:: Data provided
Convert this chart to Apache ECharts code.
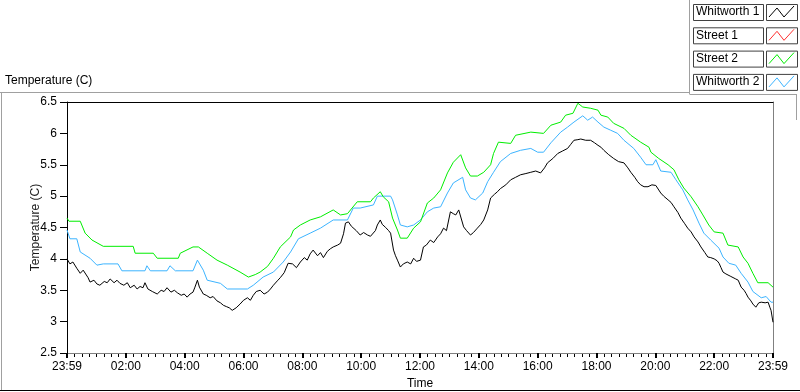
<!DOCTYPE html>
<html>
<head>
<meta charset="utf-8">
<script src="https://cdn.jsdelivr.net/npm/echarts@6/dist/echarts.min.js"></script>
<style>
html,body{margin:0;padding:0;background:#fff;}
#chart{width:800px;height:392px;}
</style>
</head>
<body>
<div id="chart"></div>
<script>
// Time in minutes after 23:59 of previous day (0 .. 1440)
const seriesNames = ['Whitworth 1', 'Street 1', 'Street 2', 'Whitworth 2'];
const seriesColors = ['#000000', '#ff3030', '#00ee00', '#3cb4ff'];

const whitworth1Time = [0,6,12,20,27,33,37,43,47,55,61,67,76,82,88,96,102,108,116,123,129,137,143,149,155,159,165,174,184,192,198,204,212,219,225,233,239,245,251,257,261,266,270,278,284,292,298,306,313,319,325,331,337,345,353,360,368,374,380,386,394,402,409,415,421,429,435,443,451,460,468,476,484,490,496,502,511,517,523,531,537,543,552,558,564,568,574,580,584,590,598,605,613,619,623,629,633,639,643,650,656,660,666,670,674,680,686,694,701,707,713,721,727,733,741,748,756,762,768,774,782,788,793,799,803,809,815,823,829,837,844,850,858,864,872,878,884,895,905,915,925,936,946,956,966,974,980,991,1001,1011,1021,1027,1034,1042,1048,1058,1068,1076,1083,1089,1095,1105,1115,1125,1136,1144,1150,1158,1164,1170,1177,1185,1193,1201,1211,1217,1226,1232,1238,1246,1252,1260,1266,1273,1279,1287,1293,1301,1307,1313,1320,1326,1330,1334,1338,1344,1348,1354,1358,1364,1369,1375,1381,1385,1389,1395,1399,1405,1411,1416,1424,1430,1434,1436,1440];
const whitworth1Temp = [4.0,3.92,3.95,3.85,3.77,3.82,3.85,3.7,3.63,3.66,3.6,3.58,3.64,3.62,3.68,3.62,3.66,3.61,3.58,3.62,3.54,3.58,3.52,3.56,3.54,3.62,3.52,3.48,3.44,3.5,3.48,3.54,3.47,3.5,3.46,3.42,3.44,3.39,3.44,3.47,3.55,3.66,3.55,3.44,3.42,3.38,3.4,3.33,3.3,3.26,3.24,3.22,3.18,3.22,3.28,3.34,3.38,3.34,3.42,3.48,3.5,3.44,3.47,3.52,3.58,3.65,3.7,3.78,3.93,3.92,3.86,3.95,4.02,3.98,4.08,4.14,4.05,4.1,4.02,4.12,4.16,4.19,4.22,4.25,4.4,4.57,4.59,4.52,4.51,4.45,4.38,4.42,4.38,4.36,4.33,4.45,4.54,4.62,4.55,4.5,4.45,4.41,4.14,4.05,3.98,3.87,3.92,3.95,3.92,4.01,3.96,3.98,4.19,4.22,4.3,4.26,4.35,4.4,4.49,4.45,4.75,4.72,4.7,4.78,4.81,4.51,4.45,4.38,4.42,4.49,4.55,4.62,4.78,4.97,5.03,5.07,5.12,5.18,5.26,5.3,5.34,5.36,5.38,5.4,5.37,5.45,5.53,5.6,5.68,5.72,5.76,5.82,5.89,5.9,5.91,5.89,5.89,5.85,5.81,5.78,5.73,5.66,5.6,5.55,5.53,5.45,5.38,5.3,5.23,5.18,5.15,5.15,5.18,5.17,5.05,5.0,4.94,4.9,4.83,4.74,4.65,4.56,4.49,4.43,4.35,4.27,4.19,4.1,4.03,4.02,4.0,3.97,3.93,3.86,3.79,3.76,3.74,3.72,3.71,3.68,3.66,3.55,3.5,3.45,3.39,3.33,3.28,3.23,3.3,3.31,3.3,3.31,3.22,3.18,2.99];

const street1Time = [];
const street1Temp = [];

const street2Time = [0,4,27,37,51,74,135,139,176,184,227,231,257,268,286,306,327,353,370,384,394,409,421,435,456,462,476,496,517,543,558,572,592,619,625,639,645,656,664,674,680,694,707,721,735,748,762,776,788,803,813,823,837,850,864,870,880,884,905,915,946,972,987,1007,1017,1032,1042,1052,1068,1083,1089,1103,1115,1136,1150,1170,1187,1191,1207,1226,1238,1248,1258,1273,1287,1297,1309,1320,1338,1348,1369,1379,1389,1399,1409,1430,1440];
const street2Temp = [4.65,4.6,4.6,4.41,4.3,4.2,4.2,4.09,4.09,4.01,4.01,4.09,4.19,4.19,4.09,3.98,3.9,3.79,3.71,3.75,3.79,3.88,4.01,4.19,4.35,4.46,4.54,4.62,4.67,4.78,4.7,4.72,4.91,4.91,4.97,5.07,4.99,4.91,4.65,4.46,4.33,4.33,4.49,4.59,4.89,4.97,5.1,5.37,5.54,5.66,5.45,5.32,5.32,5.38,5.5,5.68,5.86,5.89,5.84,5.97,6.02,6.0,6.13,6.18,6.29,6.32,6.48,6.42,6.4,6.37,6.29,6.26,6.16,6.08,5.97,5.86,5.78,5.7,5.6,5.5,5.42,5.26,5.13,4.99,4.83,4.7,4.54,4.43,4.41,4.22,4.19,4.03,3.93,3.77,3.62,3.62,3.55];

const whitworth2Time = [0,6,20,27,47,61,74,104,112,159,163,170,204,210,221,257,266,278,286,313,327,368,380,400,421,441,456,472,476,496,517,543,572,584,598,625,633,660,664,674,680,694,707,721,735,748,762,776,788,807,813,823,833,848,858,870,884,905,925,946,960,972,987,1007,1021,1034,1052,1062,1072,1083,1095,1109,1123,1136,1156,1170,1181,1195,1201,1211,1232,1242,1256,1266,1277,1289,1299,1313,1330,1338,1350,1364,1375,1389,1399,1416,1426,1436,1440];
const whitworth2Temp = [4.46,4.32,4.32,4.11,4.01,3.9,3.92,3.92,3.81,3.81,3.89,3.81,3.81,3.89,3.81,3.81,3.98,3.82,3.66,3.61,3.52,3.52,3.58,3.71,3.79,3.95,4.11,4.32,4.35,4.41,4.49,4.62,4.62,4.81,4.81,4.86,5.0,5.0,4.94,4.7,4.54,4.51,4.54,4.62,4.75,4.81,4.83,5.05,5.21,5.3,5.1,4.97,4.94,5.05,5.23,5.38,5.55,5.68,5.73,5.76,5.7,5.7,5.85,6.02,6.1,6.18,6.28,6.21,6.26,6.18,6.1,6.05,6.0,5.89,5.76,5.62,5.5,5.5,5.58,5.4,5.38,5.26,5.1,4.94,4.78,4.57,4.41,4.3,4.17,4.03,3.93,3.9,3.77,3.63,3.48,3.38,3.4,3.31,3.31];

const xTickMinutes = [0,120,240,360,480,600,720,840,960,1080,1200,1320,1440];
const xTickLabels = ['23:59','02:00','04:00','06:00','08:00','10:00','12:00','14:00','16:00','18:00','20:00','22:00','23:59'];
const xMinorStep = 15;
const yTicks = [2.5,3,3.5,4,4.5,5,5.5,6,6.5];

const chartTitle = 'Temperature (C)';
const yName = 'Temperature (C)';
const xName = 'Time';

const times = [whitworth1Time, street1Time, street2Time, whitworth2Time];
const temps = [whitworth1Temp, street1Temp, street2Temp, whitworth2Temp];

// minor tick positions (axis decoration, every 15 minutes, skipping the 2-hour marks)
const minorTickMinutes = [];
for (let m = xMinorStep; m < 1440; m += xMinorStep) {
  if (m % 120 !== 0) minorTickMinutes.push(m);
}

const FONT = 'Liberation Sans, Arial, sans-serif';
const chart = echarts.init(document.getElementById('chart'), null, {renderer: 'canvas'});

const series = seriesNames.map((name, i) => ({
  name: name,
  type: 'line',
  xAxisIndex: 0,
  yAxisIndex: 0,
  showSymbol: false,
  symbol: 'none',
  animation: false,
  lineStyle: {color: seriesColors[i], width: 1},
  itemStyle: {color: seriesColors[i]},
  z: 10 - i,
  data: times[i].map((t, k) => [t, temps[i][k]])
}));

series.push({
  name: 'minorTicks',
  type: 'custom',
  xAxisIndex: 0,
  yAxisIndex: 0,
  clip: false,
  silent: true,
  animation: false,
  data: minorTickMinutes.map(m => [m, yTicks[0]]),
  renderItem: (params, api) => {
    const p = api.coord([api.value(0), api.value(1)]);
    const x = Math.round(p[0]) + 0.5;
    const y = Math.round(p[1]);
    return {
      type: 'line',
      shape: {x1: x, y1: y + 1, x2: x, y2: y + 4},
      style: {stroke: '#000', lineWidth: 1}
    };
  }
});

// legend drawn as boxed labels (graphic), built from seriesNames/seriesColors
const legendGraphics = [];
seriesNames.forEach((name, i) => {
  const top = 4 + i * 23.3;
  legendGraphics.push({
    type: 'rect', left: 693, top: top,
    shape: {width: 70, height: 16},
    style: {fill: '#fff', stroke: '#404040', lineWidth: 1}
  });
  legendGraphics.push({
    type: 'text', left: 696, top: top + 2,
    style: {text: name, font: '12px ' + FONT, fill: '#000'}
  });
  legendGraphics.push({
    type: 'rect', left: 766, top: top,
    shape: {width: 31, height: 16},
    style: {fill: '#fff', stroke: '#404040', lineWidth: 1}
  });
  legendGraphics.push({
    type: 'polyline',
    shape: {points: [[769, top + 13], [777, top + 4], [784, top + 13], [794, top + 2]]},
    style: {stroke: seriesColors[i], lineWidth: 1, fill: null}
  });
});

const frameGraphics = [
  {type: 'line', shape: {x1: 0, y1: 92.5, x2: 690, y2: 92.5}, style: {stroke: '#a0a0a0', lineWidth: 1}},
  {type: 'line', shape: {x1: 689.5, y1: 0, x2: 689.5, y2: 94}, style: {stroke: '#a0a0a0', lineWidth: 1}},
  {type: 'line', shape: {x1: 689.5, y1: 94.5, x2: 797, y2: 94.5}, style: {stroke: '#a0a0a0', lineWidth: 1}},
  {type: 'line', shape: {x1: 796.5, y1: 94, x2: 796.5, y2: 120}, style: {stroke: '#a0a0a0', lineWidth: 1}},
  {type: 'line', shape: {x1: 1.5, y1: 92, x2: 1.5, y2: 391}, style: {stroke: '#a0a0a0', lineWidth: 1}},
  {type: 'line', shape: {x1: 0, y1: 390.5, x2: 800, y2: 390.5}, style: {stroke: '#000', lineWidth: 1}},
  {type: 'text', left: 5, top: 75, style: {text: chartTitle, font: '12px ' + FONT, fill: '#000'}}
];

const xLabelMap = {};
xTickMinutes.forEach((m, i) => { xLabelMap[m] = xTickLabels[i]; });

const option = {
  animation: false,
  backgroundColor: '#fff',
  textStyle: {fontFamily: FONT},
  grid: {left: 67, top: 102, right: 27, bottom: 39, containLabel: false, outerBoundsMode: 'none'},
  xAxis: [{
    type: 'value', min: 0, max: 1440, interval: 120, position: 'bottom',
    name: xName, nameLocation: 'middle', nameGap: 25, nameMoveOverlap: false,
    nameTextStyle: {color: '#000', fontSize: 12, fontFamily: FONT},
    axisLine: {show: true, onZero: false, lineStyle: {color: '#808080', width: 1}},
    axisTick: {show: true, length: 5, lineStyle: {color: '#000', width: 2}},
    axisLabel: {color: '#000', fontSize: 12, fontFamily: FONT, margin: 8,
      showMinLabel: true, showMaxLabel: true,
      formatter: v => (xLabelMap[v] !== undefined ? xLabelMap[v] : '')},
    splitLine: {show: false}
  }, {
    type: 'value', min: 0, max: 1440, position: 'top',
    axisLine: {show: true, onZero: false, lineStyle: {color: '#000', width: 1}},
    axisTick: {show: false}, axisLabel: {show: false}, splitLine: {show: false}
  }],
  yAxis: [{
    type: 'value', min: yTicks[0], max: yTicks[yTicks.length - 1], interval: 0.5, position: 'left',
    name: yName, nameLocation: 'middle', nameGap: 25, nameRotate: 90, nameMoveOverlap: false,
    nameTextStyle: {color: '#1a1a1a', fontSize: 12, fontFamily: FONT},
    axisLine: {show: true, onZero: false, lineStyle: {color: '#000', width: 1}},
    axisTick: {show: true, length: 7, lineStyle: {color: '#000', width: 1}},
    axisLabel: {color: '#000', fontSize: 12, fontFamily: FONT, margin: 10},
    splitLine: {show: false}
  }, {
    type: 'value', min: yTicks[0], max: yTicks[yTicks.length - 1], position: 'right',
    axisLine: {show: true, onZero: false, lineStyle: {color: '#808080', width: 1}},
    axisTick: {show: false}, axisLabel: {show: false}, splitLine: {show: false}
  }],
  series: series,
  graphic: frameGraphics.concat(legendGraphics)
};
chart.setOption(option);
</script>
</body>
</html>
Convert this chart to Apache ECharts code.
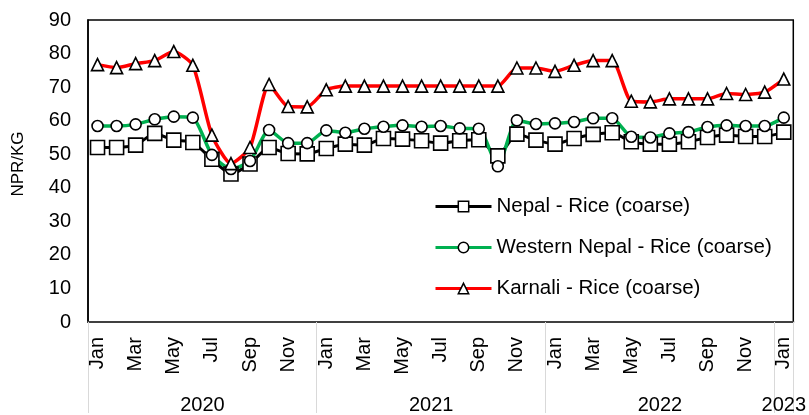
::::
Directions: Return exactly what appears from the opening line of the material through the line with "['#000000', '#ff3030', '#00ee00', '#3cb4ff'];", apart from the pictures.

Final answer:
Convert this chart to Apache ECharts code.
<!DOCTYPE html>
<html>
<head>
<meta charset="utf-8">
<script src="https://cdn.jsdelivr.net/npm/echarts@6/dist/echarts.min.js"></script>
<style>
html,body{margin:0;padding:0;background:#fff;}
#chart{width:800px;height:392px;}
</style>
</head>
<body>
<div id="chart"></div>
<script>
// Time in minutes after 23:59 of previous day (0 .. 1440)
const seriesNames = ['Whitworth 1', 'Street 1', 'Street 2', 'Whitworth 2'];
const seriesColors = ['#000000', '#ff3030', '#00ee00', '#3cb4ff'];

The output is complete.